═══ Data block
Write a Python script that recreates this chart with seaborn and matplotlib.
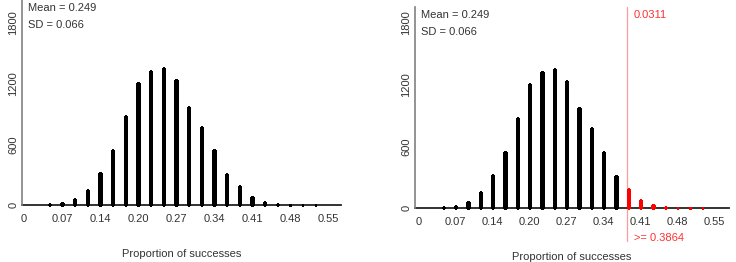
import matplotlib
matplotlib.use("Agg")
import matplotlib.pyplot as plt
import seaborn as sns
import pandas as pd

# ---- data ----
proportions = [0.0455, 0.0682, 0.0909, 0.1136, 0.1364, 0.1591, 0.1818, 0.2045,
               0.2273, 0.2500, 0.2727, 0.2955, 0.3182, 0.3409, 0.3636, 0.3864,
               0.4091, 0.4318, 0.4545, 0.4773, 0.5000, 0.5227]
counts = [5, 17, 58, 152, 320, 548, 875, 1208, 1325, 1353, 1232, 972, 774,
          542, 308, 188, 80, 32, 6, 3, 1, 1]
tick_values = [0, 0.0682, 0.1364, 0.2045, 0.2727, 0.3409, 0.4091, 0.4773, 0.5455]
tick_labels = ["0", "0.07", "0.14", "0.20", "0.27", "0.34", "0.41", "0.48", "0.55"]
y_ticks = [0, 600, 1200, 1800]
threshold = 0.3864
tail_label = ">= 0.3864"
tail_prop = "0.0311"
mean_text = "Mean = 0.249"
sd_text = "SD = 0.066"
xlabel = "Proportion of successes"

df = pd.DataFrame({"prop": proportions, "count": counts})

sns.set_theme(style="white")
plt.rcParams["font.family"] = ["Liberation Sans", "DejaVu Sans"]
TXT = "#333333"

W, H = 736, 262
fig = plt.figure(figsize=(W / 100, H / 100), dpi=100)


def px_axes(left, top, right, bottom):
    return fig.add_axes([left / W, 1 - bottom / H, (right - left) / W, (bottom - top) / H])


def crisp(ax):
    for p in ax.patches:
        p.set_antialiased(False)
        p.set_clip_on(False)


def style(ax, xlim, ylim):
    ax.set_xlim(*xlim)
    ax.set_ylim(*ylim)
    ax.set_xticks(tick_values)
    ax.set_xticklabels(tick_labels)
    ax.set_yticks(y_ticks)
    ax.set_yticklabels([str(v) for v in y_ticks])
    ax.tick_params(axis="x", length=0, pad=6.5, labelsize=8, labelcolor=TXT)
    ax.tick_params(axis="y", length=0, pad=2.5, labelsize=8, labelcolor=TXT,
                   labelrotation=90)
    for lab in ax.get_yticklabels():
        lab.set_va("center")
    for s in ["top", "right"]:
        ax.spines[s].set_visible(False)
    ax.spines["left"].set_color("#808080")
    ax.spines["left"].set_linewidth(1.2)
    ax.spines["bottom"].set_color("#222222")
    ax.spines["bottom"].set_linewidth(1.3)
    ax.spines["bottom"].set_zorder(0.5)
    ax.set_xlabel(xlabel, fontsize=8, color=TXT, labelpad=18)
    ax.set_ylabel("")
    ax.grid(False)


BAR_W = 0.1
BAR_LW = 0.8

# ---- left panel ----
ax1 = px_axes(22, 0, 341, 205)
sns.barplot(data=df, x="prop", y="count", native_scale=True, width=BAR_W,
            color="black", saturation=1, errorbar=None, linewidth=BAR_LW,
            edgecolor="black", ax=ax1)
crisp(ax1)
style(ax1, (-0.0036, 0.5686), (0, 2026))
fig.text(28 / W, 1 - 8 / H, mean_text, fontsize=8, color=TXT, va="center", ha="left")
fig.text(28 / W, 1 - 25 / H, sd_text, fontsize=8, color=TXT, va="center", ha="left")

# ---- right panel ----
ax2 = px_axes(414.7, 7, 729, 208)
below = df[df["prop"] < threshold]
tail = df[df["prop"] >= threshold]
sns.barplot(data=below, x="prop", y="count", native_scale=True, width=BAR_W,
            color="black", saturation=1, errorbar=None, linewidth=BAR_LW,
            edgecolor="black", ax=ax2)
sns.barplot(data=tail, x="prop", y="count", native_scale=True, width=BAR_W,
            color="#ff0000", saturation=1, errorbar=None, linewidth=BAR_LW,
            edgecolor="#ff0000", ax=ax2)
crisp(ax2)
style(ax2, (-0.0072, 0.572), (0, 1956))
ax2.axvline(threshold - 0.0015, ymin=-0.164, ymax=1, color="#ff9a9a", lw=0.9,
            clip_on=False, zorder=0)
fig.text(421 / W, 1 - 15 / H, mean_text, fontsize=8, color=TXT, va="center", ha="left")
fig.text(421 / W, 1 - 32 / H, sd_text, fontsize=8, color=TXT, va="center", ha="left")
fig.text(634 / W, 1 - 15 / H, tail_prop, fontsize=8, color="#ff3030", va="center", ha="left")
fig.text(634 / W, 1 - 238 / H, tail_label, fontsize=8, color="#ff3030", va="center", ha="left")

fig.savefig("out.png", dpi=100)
══════
▶ [Directive]
Reproduce all of the data exactly, omitting each picture it holds.

▶ [Response to the exercise]
Write a Python script that recreates this chart with seaborn and matplotlib.
import matplotlib
matplotlib.use("Agg")
import matplotlib.pyplot as plt
import seaborn as sns
import pandas as pd

# ---- data ----
proportions = [0.0455, 0.0682, 0.0909, 0.1136, 0.1364, 0.1591, 0.1818, 0.2045,
               0.2273, 0.2500, 0.2727, 0.2955, 0.3182, 0.3409, 0.3636, 0.3864,
               0.4091, 0.4318, 0.4545, 0.4773, 0.5000, 0.5227]
counts = [5, 17, 58, 152, 320, 548, 875, 1208, 1325, 1353, 1232, 972, 774,
          542, 308, 188, 80, 32, 6, 3, 1, 1]
tick_values = [0, 0.0682, 0.1364, 0.2045, 0.2727, 0.3409, 0.4091, 0.4773, 0.5455]
tick_labels = ["0", "0.07", "0.14", "0.20", "0.27", "0.34", "0.41", "0.48", "0.55"]
y_ticks = [0, 600, 1200, 1800]
threshold = 0.3864
tail_label = ">= 0.3864"
tail_prop = "0.0311"
mean_text = "Mean = 0.249"
sd_text = "SD = 0.066"
xlabel = "Proportion of successes"

df = pd.DataFrame({"prop": proportions, "count": counts})

sns.set_theme(style="white")
plt.rcParams["font.family"] = ["Liberation Sans", "DejaVu Sans"]
TXT = "#333333"

W, H = 736, 262
fig = plt.figure(figsize=(W / 100, H / 100), dpi=100)


def px_axes(left, top, right, bottom):
    return fig.add_axes([left / W, 1 - bottom / H, (right - left) / W, (bottom - top) / H])


def crisp(ax):
    for p in ax.patches:
        p.set_antialiased(False)
        p.set_clip_on(False)


def style(ax, xlim, ylim):
    ax.set_xlim(*xlim)
    ax.set_ylim(*ylim)
    ax.set_xticks(tick_values)
    ax.set_xticklabels(tick_labels)
    ax.set_yticks(y_ticks)
    ax.set_yticklabels([str(v) for v in y_ticks])
    ax.tick_params(axis="x", length=0, pad=6.5, labelsize=8, labelcolor=TXT)
    ax.tick_params(axis="y", length=0, pad=2.5, labelsize=8, labelcolor=TXT,
                   labelrotation=90)
    for lab in ax.get_yticklabels():
        lab.set_va("center")
    for s in ["top", "right"]:
        ax.spines[s].set_visible(False)
    ax.spines["left"].set_color("#808080")
    ax.spines["left"].set_linewidth(1.2)
    ax.spines["bottom"].set_color("#222222")
    ax.spines["bottom"].set_linewidth(1.3)
    ax.spines["bottom"].set_zorder(0.5)
    ax.set_xlabel(xlabel, fontsize=8, color=TXT, labelpad=18)
    ax.set_ylabel("")
    ax.grid(False)


BAR_W = 0.1
BAR_LW = 0.8

# ---- left panel ----
ax1 = px_axes(22, 0, 341, 205)
sns.barplot(data=df, x="prop", y="count", native_scale=True, width=BAR_W,
            color="black", saturation=1, errorbar=None, linewidth=BAR_LW,
            edgecolor="black", ax=ax1)
crisp(ax1)
style(ax1, (-0.0036, 0.5686), (0, 2026))
fig.text(28 / W, 1 - 8 / H, mean_text, fontsize=8, color=TXT, va="center", ha="left")
fig.text(28 / W, 1 - 25 / H, sd_text, fontsize=8, color=TXT, va="center", ha="left")

# ---- right panel ----
ax2 = px_axes(414.7, 7, 729, 208)
below = df[df["prop"] < threshold]
tail = df[df["prop"] >= threshold]
sns.barplot(data=below, x="prop", y="count", native_scale=True, width=BAR_W,
            color="black", saturation=1, errorbar=None, linewidth=BAR_LW,
            edgecolor="black", ax=ax2)
sns.barplot(data=tail, x="prop", y="count", native_scale=True, width=BAR_W,
            color="#ff0000", saturation=1, errorbar=None, linewidth=BAR_LW,
            edgecolor="#ff0000", ax=ax2)
crisp(ax2)
style(ax2, (-0.0072, 0.572), (0, 1956))
ax2.axvline(threshold - 0.0015, ymin=-0.164, ymax=1, color="#ff9a9a", lw=0.9,
            clip_on=False, zorder=0)
fig.text(421 / W, 1 - 15 / H, mean_text, fontsize=8, color=TXT, va="center", ha="left")
fig.text(421 / W, 1 - 32 / H, sd_text, fontsize=8, color=TXT, va="center", ha="left")
fig.text(634 / W, 1 - 15 / H, tail_prop, fontsize=8, color="#ff3030", va="center", ha="left")
fig.text(634 / W, 1 - 238 / H, tail_label, fontsize=8, color="#ff3030", va="center", ha="left")

fig.savefig("out.png", dpi=100)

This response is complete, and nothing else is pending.